There is likely a good deal of work that you are not directly credited for, so it is a good idea to back up uncredited work with evidence of your contribution to the project. Such evidence could be contracts with clients, email correspondence about the project, invoices, call sheets, or mechanicals. Basically, it should be clear to the officer that you played a leading role in every portfolio piece you submit.
Number 3 is letters of recommendation, of which there should be around 6 to 10. The recommenders can be from anywhere in the world – they do not need to be from or in the United States. They also do not need to be working directly in your field.
They should, however, be qualified to testify to your extraordinary ability through their work in a related field or through their in-depth knowledge of your work and career. Former or current clients, bosses, collaborators, peers – all of these are excellent recommenders. It is generally a good idea to restrict the number of teachers or professors to 1 or 2, though; the government is more interested in your professional experience than your education.

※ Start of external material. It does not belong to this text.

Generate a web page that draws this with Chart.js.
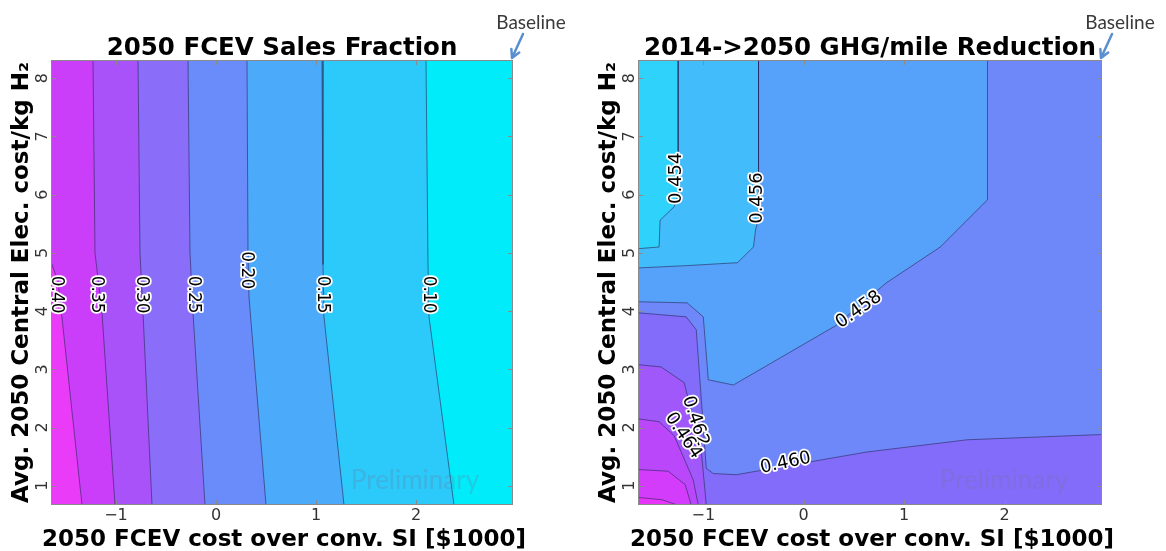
<!DOCTYPE html>
<html>
<head>
<meta charset="utf-8">
<script src="https://cdn.jsdelivr.net/npm/chart.js@4.4.1/dist/chart.umd.min.js"></script>
<style>
  html, body { margin: 0; padding: 0; background: #fff; }
  #wrap { position: relative; width: 1166px; height: 551px; }
  .panel { position: absolute; top: 0; width: 583px; height: 551px; }
</style>
</head>
<body>
<div id="wrap">
  <div class="panel" style="left:0"><canvas id="sales"></canvas></div>
  <div class="panel" style="left:583px"><canvas id="ghg"></canvas></div>
</div>
<script>
// ---- Axis ranges & ticks (data units) ----
const X_MIN = -1.65, X_MAX = 2.97;
const Y_MIN = 0.67, Y_MAX = 8.31;
const X_TICKS = [-1, 0, 1, 2];
const Y_TICKS = [1, 2, 3, 4, 5, 6, 7, 8];

// ---- Left: 2050 FCEV sales fraction, contour lines as [x, y] ----
const SALES_010 = [[2.10, 8.31], [2.12, 4.8], [2.13, 3.9], [2.38, 0.67]];
const SALES_015 = [[1.06, 8.31], [1.07, 4.8], [1.08, 3.9], [1.28, 0.67]];
const SALES_020 = [[0.31, 8.31], [0.32, 5.0], [0.33, 4.24], [0.50, 0.67]];
const SALES_025 = [[-0.28, 8.31], [-0.26, 5.0], [-0.23, 3.97], [-0.11, 0.67]];
const SALES_030 = [[-0.78, 8.31], [-0.76, 5.0], [-0.73, 3.97], [-0.64, 0.67]];
const SALES_035 = [[-1.23, 8.31], [-1.21, 5.0], [-1.14, 3.97], [-1.01, 0.67]];
const SALES_040 = [[-1.65, 4.85], [-1.58, 4.5], [-1.54, 3.88], [-1.34, 0.67]];
// band colours, low -> high (<0.10 ... >0.40)
const SALES_COLORS = ["#00ECFA", "#2CCAFA", "#4CAAFA", "#6A8CFA", "#8A6EFA", "#AA52FA", "#CA3EFA", "#EA3CF8"];
const SALES_LABELS = [
  ["0.40", -1.595, 4.28, 90], ["0.35", -1.20, 4.28, 90], ["0.30", -0.75, 4.28, 90],
  ["0.25", -0.23, 4.28, 90], ["0.20", 0.30, 4.70, 90], ["0.15", 1.06, 4.28, 90],
  ["0.10", 2.12, 4.28, 90],
];

// ---- Right: 2014->2050 GHG/mile reduction, contour lines as [x, y] ----
const GHG_454 = [[-1.25, 8.31], [-1.25, 6.0], [-1.29, 5.79], [-1.43, 5.56], [-1.44, 5.10], [-1.65, 5.07]];
const GHG_456 = [[-0.45, 8.31], [-0.45, 5.6], [-0.48, 5.39], [-0.50, 5.10], [-0.66, 4.83], [-1.16, 4.78], [-1.65, 4.74]];
const GHG_458 = [[-1.65, 4.16], [-1.16, 4.14], [-1.00, 3.90], [-0.95, 2.82], [-0.70, 2.73], [0.32, 3.75],
                 [0.82, 4.48], [1.36, 5.10], [1.83, 5.91], [1.83, 8.31]];
const GHG_460 = [[-1.65, 3.97], [-1.17, 3.90], [-1.07, 3.68], [-0.97, 1.30], [-0.90, 1.21], [-0.67, 1.19],
                 [-0.44, 1.26], [0.63, 1.58], [1.63, 1.79], [2.97, 1.88]];
const GHG_462 = [[-1.65, 3.08], [-1.42, 3.04], [-1.19, 2.77], [-1.02, 1.60], [-0.97, 0.67]];
const GHG_464 = [[-1.65, 2.15], [-1.44, 2.10], [-1.29, 1.86], [-1.10, 1.10], [-1.05, 0.67]];
const GHG_466 = [[-1.65, 1.28], [-1.35, 1.25], [-1.18, 1.02], [-1.12, 0.67]];
const GHG_468 = [[-1.65, 0.80], [-1.41, 0.76], [-1.26, 0.67]];
// band colours, low -> high (<0.454 ... >0.468)
const GHG_COLORS = ["#2ED2FA", "#42BCFA", "#56A2FA", "#6E88FA", "#846CFA", "#A058FA", "#BA48FA", "#D23CFA", "#E834F8"];
const GHG_LABELS = [
  ["0.454", -1.27, 6.28, -90], ["0.456", -0.46, 5.94, -90], ["0.458", 0.55, 4.02, -35],
  ["0.460", -0.18, 1.39, -12], ["0.462", -1.08, 2.11, 72], ["0.464", -1.20, 1.86, 56],
];

const LINE_COLOR = "rgba(40,40,90,0.6)";
const FRAME_COLOR = "#8a8a8a";
const FONT = "DejaVu Sans";

// ---- Dataset builders ----
function bandDataset(points, color, order) {
  return { data: points, showLine: true, fill: "shape", backgroundColor: color,
           borderWidth: 0, pointRadius: 0, order, clip: 0 };
}
function contourDataset(points) {
  return { data: points, showLine: true, fill: false, borderColor: LINE_COLOR,
           borderWidth: 1, pointRadius: 0, order: 1, clip: 0 };
}
const FULL_RECT = [[X_MIN, Y_MIN], [X_MAX, Y_MIN], [X_MAX, Y_MAX], [X_MIN, Y_MAX]];

function drawContourLabel(ctx, px, py, text, rot, size) {
  ctx.save();
  ctx.translate(px, py);
  ctx.rotate(rot * Math.PI / 180);
  ctx.font = `${size}px "${FONT}"`;
  ctx.textAlign = "center";
  ctx.textBaseline = "middle";
  ctx.lineJoin = "round";
  ctx.strokeStyle = "#fff";
  ctx.lineWidth = 3.5;
  ctx.strokeText(text, 0, 0);
  ctx.fillStyle = "#000";
  ctx.fillText(text, 0, 0);
  ctx.restore();
}

function makeDeco(spec) {
  return {
    id: "deco",
    afterDatasetsDraw(chart) {
      const { ctx, chartArea: a, scales } = chart;
      const sx = scales.x, sy = scales.y;
      ctx.save();
      // frame and inward ticks
      ctx.strokeStyle = FRAME_COLOR;
      ctx.lineWidth = 1;
      ctx.beginPath();
      for (const v of X_TICKS) {
        const px = Math.round(sx.getPixelForValue(v)) + 0.5;
        ctx.moveTo(px, a.bottom); ctx.lineTo(px, a.bottom - 5);
        ctx.moveTo(px, a.top); ctx.lineTo(px, a.top + 5);
      }
      for (const v of Y_TICKS) {
        const py = Math.round(sy.getPixelForValue(v)) + 0.5;
        ctx.moveTo(a.left, py); ctx.lineTo(a.left + 5, py);
        ctx.moveTo(a.right, py); ctx.lineTo(a.right - 5, py);
      }
      ctx.stroke();
      ctx.strokeRect(a.left + 0.5, a.top + 0.5, a.width - 1, a.height - 1);

      // watermark
      ctx.font = '26px "Lato"';
      ctx.fillStyle = "rgba(110,110,150,0.25)";
      ctx.textAlign = "center";
      ctx.textBaseline = "alphabetic";
      ctx.fillText("Preliminary", a.right - 98, a.bottom - 16);

      // contour labels
      for (const [text, vx, vy, rot] of spec.labels) {
        drawContourLabel(ctx, sx.getPixelForValue(vx), sy.getPixelForValue(vy), text, rot, spec.labelSize);
      }
      ctx.restore();
    },
    afterDraw(chart) {
      const { ctx, chartArea: a } = chart;
      const cx = (a.left + a.right) / 2;
      ctx.save();
      ctx.fillStyle = "#000";
      ctx.textAlign = "center";
      ctx.textBaseline = "alphabetic";
      ctx.font = `bold 24.5px "${FONT}"`;
      ctx.fillText(spec.title, cx, 55);

      ctx.font = `bold 23px "${FONT}"`;
      ctx.fillText("2050 FCEV cost over conv. SI [$1000]", cx + 2, a.bottom + 41);

      ctx.save();
      ctx.translate(a.left - 23, (a.top + a.bottom) / 2);
      ctx.rotate(-Math.PI / 2);
      ctx.fillText("Avg. 2050 Central Elec. cost/kg H\u2082", 0, 0);
      ctx.restore();

      // "Baseline" call-out
      ctx.font = '19px "Lato"';
      ctx.fillStyle = "#3a3a3a";
      ctx.fillText("Baseline", a.right + 18, 29);
      const x0 = a.right + 10, y0 = 34, x1 = a.right - 1, y1 = a.top - 2;
      ctx.strokeStyle = "#5a8fcf";
      ctx.lineWidth = 2.5;
      ctx.lineCap = "round";
      ctx.beginPath();
      ctx.moveTo(x0, y0); ctx.lineTo(x1, y1);
      const ang = Math.atan2(y1 - y0, x1 - x0);
      for (const d of [-0.5, 0.5]) {
        ctx.moveTo(x1, y1);
        ctx.lineTo(x1 - 9 * Math.cos(ang + d), y1 - 9 * Math.sin(ang + d));
      }
      ctx.stroke();
      ctx.restore();
    },
  };
}

function buildChart(canvasId, spec) {
  return new Chart(document.getElementById(canvasId), {
    type: "scatter",
    data: { datasets: spec.datasets },
    options: {
      responsive: true,
      maintainAspectRatio: false,
      animation: false,
      devicePixelRatio: 1,
      layout: { padding: { top: 60, right: spec.padRight, left: 0, bottom: 0 } },
      plugins: { legend: { display: false }, tooltip: { enabled: false } },
      scales: {
        x: {
          type: "linear", min: X_MIN, max: X_MAX,
          afterBuildTicks: s => { s.ticks = X_TICKS.map(v => ({ value: v })); },
          afterFit: s => { s.height = 46; },
          grid: { display: false, drawTicks: false },
          border: { display: false },
          ticks: {
            color: "#333", font: { family: FONT, size: 16 }, padding: 1,
            maxRotation: 0, autoSkip: false,
            callback: v => (v < 0 ? "\u2212" + Math.abs(v) : String(v)),
          },
        },
        y: {
          type: "linear", min: Y_MIN, max: Y_MAX,
          afterBuildTicks: s => { s.ticks = Y_TICKS.map(v => ({ value: v })); },
          afterFit: s => { s.width = spec.yWidth; },
          grid: { display: false, drawTicks: false },
          border: { display: false },
          ticks: {
            color: "#333", font: { family: FONT, size: 16 }, padding: 3,
            minRotation: 90, maxRotation: 90, crossAlign: "center", autoSkip: false,
          },
        },
      },
    },
    plugins: [makeDeco(spec)],
  });
}

// ---- Left panel: painter's order, each polygon = region above a level ----
const salesContours = [SALES_010, SALES_015, SALES_020, SALES_025, SALES_030, SALES_035, SALES_040];
const salesDatasets = [bandDataset(FULL_RECT, SALES_COLORS[0], 1000)];
salesContours.forEach((c, i) => {
  salesDatasets.push(bandDataset([...c, [X_MIN, Y_MIN], [X_MIN, Y_MAX]], SALES_COLORS[i + 1], 999 - i));
});
salesContours.forEach(c => salesDatasets.push(contourDataset(c)));

buildChart("sales", {
  datasets: salesDatasets,
  title: "2050 FCEV Sales Fraction",
  labels: SALES_LABELS,
  labelSize: 17,
  padRight: 70,
  yWidth: 51,
});

// ---- Right panel ----
const ghgDatasets = [
  bandDataset(FULL_RECT, GHG_COLORS[3], 1000),
  bandDataset([...GHG_458, [X_MIN, Y_MAX]], GHG_COLORS[2], 999),
  bandDataset([...GHG_456, [X_MIN, Y_MAX]], GHG_COLORS[1], 998),
  bandDataset([...GHG_454, [X_MIN, Y_MAX]], GHG_COLORS[0], 997),
  bandDataset([...GHG_460, [X_MAX, Y_MIN], [X_MIN, Y_MIN]], GHG_COLORS[4], 996),
  bandDataset([...GHG_462, [X_MIN, Y_MIN]], GHG_COLORS[5], 995),
  bandDataset([...GHG_464, [X_MIN, Y_MIN]], GHG_COLORS[6], 994),
  bandDataset([...GHG_466, [X_MIN, Y_MIN]], GHG_COLORS[7], 993),
  bandDataset([...GHG_468, [X_MIN, Y_MIN]], GHG_COLORS[8], 992),
];
[GHG_454, GHG_456, GHG_458, GHG_460, GHG_462, GHG_464, GHG_466, GHG_468]
  .forEach(c => ghgDatasets.push(contourDataset(c)));

buildChart("ghg", {
  datasets: ghgDatasets,
  title: "2014->2050 GHG/mile Reduction",
  labels: GHG_LABELS,
  labelSize: 18,
  padRight: 64,
  yWidth: 55,
});
</script>
</body>
</html>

Additional Criteria for an O-1 for an Art Director or Creative Director
Once you feel confident about these three “staple” categories, there are several more categories that may work for your case:
- Received national or international recognition for achievements through published materials – This category includes press articles, interviews, reviews, and profiles. As you know, art directors and creative directors work ‘behind the scenes,’ and rarely receive direct press. If that is the case for you, do not despair – you may still get this category. If your projects, especially those for which you have strong evidence of your leading role, have received press or reviews, that counts as press about your work.
- Received awards for achievements – If any of the projects that you creative or art directed won an award, or if you personally won an award, you qualify for this category. Evidence for this category could be an official certificate, press articles confirming the award, or even an email notification of your win. Again, if you are not directly credited to the awarded project, it’s best to provide evidence showing your connection to it.
- Has commanded or will command a high salary – If you are at a point in your career where you are making a high salary, this category may work for you. The way to find out is to check the average salary or wage in your field at bls.gov to see if yours is or will be above average. If it is, you can provide evidence through tax returns, contracts, or invoices.